There was an instance where I was arrested at a student protest and it would have been great if Forest Whitaker had suddenly appeared to passionately articulate and argue my case to the police rather than the guy who yelled, "Dude! Run! No! Don't!" Whitaker, who plays one of the main Wild Things in in the notoriously delayed and troubled Where the Wild Things Are, is backing the film's director, Spike Jonze, and the flick 100 percent. Good to see, innit? So, is the film really too scary and mature for kids as test audiences have reported? Here's what Whitaker, who saw the film with his children aged 9, 13, and 16, just told MTV...

"I play Ira, he puts the holes in the trees," the Oscar-winner grinned. "I have a wife and kid, and we're the only family unit inside [the land of the Wild Things]. It's a good movie. I saw an early cut of it. I brought my kids to see it, and I was really impressed."

And then he got all deep....

"[The dark scenes] are the point of the movie, and I hope that they maintain that point, because I think children can identify with a character who is upset. ...[Max] rolls by himself, no father figure; this is a single family home," he continued, with passion. "His mother ends up having a boyfriend that becomes like a monster to him…people have to build trust with the people their parent starts to date…These are real issues that the character deals with, and I hope that [the filmmakers] continue to explore them, because kids need to see that; they need to see that other kids are dealing with it."

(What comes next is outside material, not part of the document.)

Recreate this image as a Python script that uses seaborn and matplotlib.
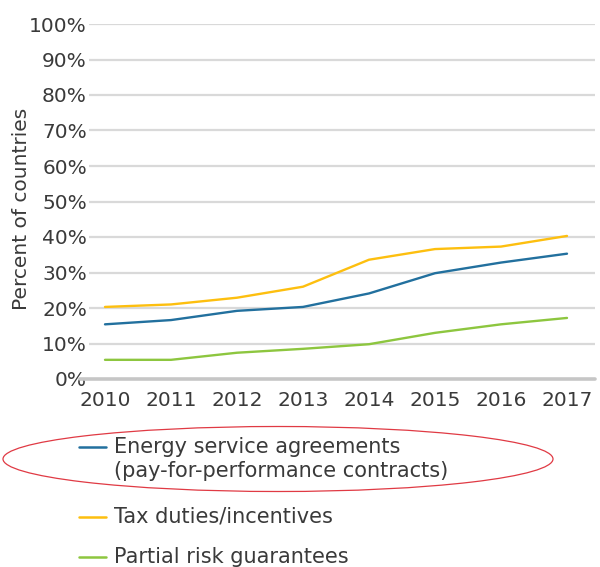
import matplotlib
matplotlib.use("Agg")
import matplotlib.pyplot as plt
from matplotlib.lines import Line2D
from matplotlib.patches import Ellipse
import pandas as pd
import seaborn as sns

years = [2010, 2011, 2012, 2013, 2014, 2015, 2016, 2017]
energy_service = [15.4, 16.6, 19.2, 20.3, 24.1, 29.8, 32.8, 35.3]
tax_duties = [20.3, 21.0, 22.9, 26.0, 33.6, 36.6, 37.3, 40.3]
partial_risk = [5.4, 5.4, 7.4, 8.5, 9.8, 13.0, 15.4, 17.2]

series_names = [
    "Energy service agreements\n(pay-for-performance contracts)",
    "Tax duties/incentives",
    "Partial risk guarantees",
]
series_colors = ["#22709e", "#fdbf0f", "#8dc63f"]
y_ticks = [0, 10, 20, 30, 40, 50, 60, 70, 80, 90, 100]

df = pd.DataFrame({
    "year": years * 3,
    "value": energy_service + tax_duties + partial_risk,
    "series": [series_names[0]] * 8 + [series_names[1]] * 8 + [series_names[2]] * 8,
})

sns.set_style("white")
plt.rcParams["font.family"] = ["DejaVu Sans"]
text_color = "#3a3a3a"
fs = 14.5

W, H = 600, 567
fig = plt.figure(figsize=(W / 100, H / 100), dpi=100)
ax_left, ax_right, ax_top, ax_bottom = 89, 595, 24, 379
ax_w = ax_right - ax_left
ax = fig.add_axes([ax_left / W, 1 - ax_bottom / H,
                   ax_w / W, (ax_bottom - ax_top) / H])

palette = dict(zip(series_names, series_colors))
sns.lineplot(data=df, x="year", y="value", hue="series", palette=palette,
             linewidth=1.7, legend=False, ax=ax, zorder=3)

# 2010 sits 16 px, 2017 sits 478 px into the axes (66 px per year)
ax.set_xlim(2010 - 16 / 66, 2017 + 28 / 66)
ax.set_ylim(0, 100)
ax.set_yticks(y_ticks)
ax.set_yticklabels([f"{t}%" for t in y_ticks])
ax.set_xticks(years)
ax.set_xticklabels([str(y) for y in years])

for t in y_ticks[1:]:
    ax.axhline(t, color="#d9d9d9", linewidth=1.6, zorder=1)
ax.axhline(0, xmin=-9 / ax_w, color="#c6c6c6", linewidth=2.6, zorder=1,
           clip_on=False)

for s in ax.spines.values():
    s.set_visible(False)
ax.tick_params(axis="both", length=0, labelsize=fs, colors=text_color)
ax.tick_params(axis="y", pad=1.5)
ax.tick_params(axis="x", pad=9)
ax.set_xlabel("")
ax.set_ylabel("Percent of countries", fontsize=fs, color=text_color)
ax.yaxis.set_label_coords((31 - ax_left) / ax_w, 0.479)


# legend drawn below the plot
def fx(px):
    return px / W


def fy(py):
    return 1 - py / H


line_gap = 24
handle_y = [447, 517, 557]
for name, color, py in zip(series_names, series_colors, handle_y):
    fig.add_artist(Line2D([fx(79), fx(106)], [fy(py), fy(py)], color=color,
                          linewidth=1.8, transform=fig.transFigure))
    for i, part in enumerate(name.split("\n")):
        fig.text(fx(114), fy(py + 6 + i * line_gap), part, ha="left",
                 va="baseline", fontsize=15, color=text_color)

fig.add_artist(Ellipse((fx(278), fy(459)), width=fx(550), height=65 / H,
                       transform=fig.transFigure, fill=False,
                       edgecolor="#e03a44", linewidth=0.9))

fig.savefig("out.png", dpi=100)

"The thing is, it's one thing to read [scary stuff] in a book, but when you see an itty-bitty kid running alongside a 10-foot-giant on the side of a cliff, it gets intense. But that's the point, because we're representing the things inside of the kid. They represent his struggles, either him being too angry or being confused, or not feeling like he belongs. They're a gargantuan extension of the way he's feeling inside."

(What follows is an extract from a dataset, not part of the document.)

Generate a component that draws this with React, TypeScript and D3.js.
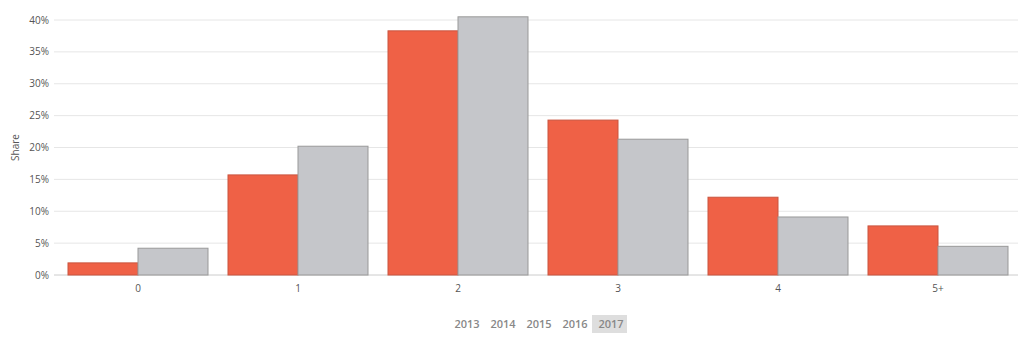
import React from "react";
import * as d3 from "d3";

const categories = ["0", "1", "2", "3", "4", "5+"];
const seriesA = [1.9, 15.7, 38.3, 24.3, 12.2, 7.7];
const seriesB = [4.2, 20.2, 40.5, 21.3, 9.1, 4.5];
const yTicks = [0, 5, 10, 15, 20, 25, 30, 35, 40];
const legendYears = ["2013", "2014", "2015", "2016", "2017"];

export default function App() {
  const W = 1024, H = 341;
  const left = 58, right = 1018, top = 20, bottom = 275;
  const x = d3.scaleBand().domain(categories).range([left, right]).paddingInner(0).paddingOuter(0);
  const y = d3.scaleLinear().domain([0, 40]).range([bottom, top]);
  const bw = x.bandwidth();
  const pad = 10;
  const barW = (bw - 2 * pad) / 2;
  const font = "'Open Sans', Arial, sans-serif";
  return (
    <svg width={W} height={H} style={{ position: "absolute", left: 0, top: 0, background: "#fff" }}>
      {yTicks.map((t) => (
        <g key={t}>
          <line x1={54} x2={right} y1={y(t)} y2={y(t)} stroke={t === 0 ? "#ccc" : "#e6e6e6"} strokeWidth={1} />
          <text x={49} y={y(t)} dy="0.35em" textAnchor="end" fontSize={10} fill="#555" fontFamily={font}>
            {t}%
          </text>
        </g>
      ))}
      <text transform={`translate(19,${(top + bottom) / 2}) rotate(-90)`} textAnchor="middle" fontSize={10} fill="#555" fontFamily={font}>
        Share
      </text>
      {categories.map((c, i) => {
        const x0 = x(c)! + pad;
        return (
          <g key={c}>
            <rect x={x0} y={y(seriesA[i])} width={barW} height={bottom - y(seriesA[i])} fill="#EF6146" stroke="#c9553f" strokeWidth={1} />
            <rect x={x0 + barW} y={y(seriesB[i])} width={barW} height={bottom - y(seriesB[i])} fill="#C5C6CA" stroke="#999" strokeWidth={1} />
            <text x={x(c)! + bw / 2} y={292} textAnchor="middle" fontSize={10} fill="#555" fontFamily={font}>
              {c}
            </text>
          </g>
        );
      })}
      <rect x={592} y={315} width={35} height={18} fill="#dedede" />
      {legendYears.map((yr, i) => (
        <text key={yr} x={467 + i * 36} y={328} textAnchor="middle" fontSize={11} fontWeight={600} fill="#888" fontFamily={font}>
          {yr}
        </text>
      ))}
    </svg>
  );
}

Whitaker said he's going to give Jonze a ring and see what the deal is with the ambitious and pricey ($75 mill) kid's film. As we previously reported, Warner Bros. has now a set the film's release date for October 2009; you know, that's only 19 months to go. Jonze hasn't released any more statements for the picture after identifying the early test footage that hit the Net back in February to oooh's, ahhh's and hmmm's. Let's hope Warner Bros. takes the Oscar winner's opinion into consideration, and don't let your support fall by the wayside either.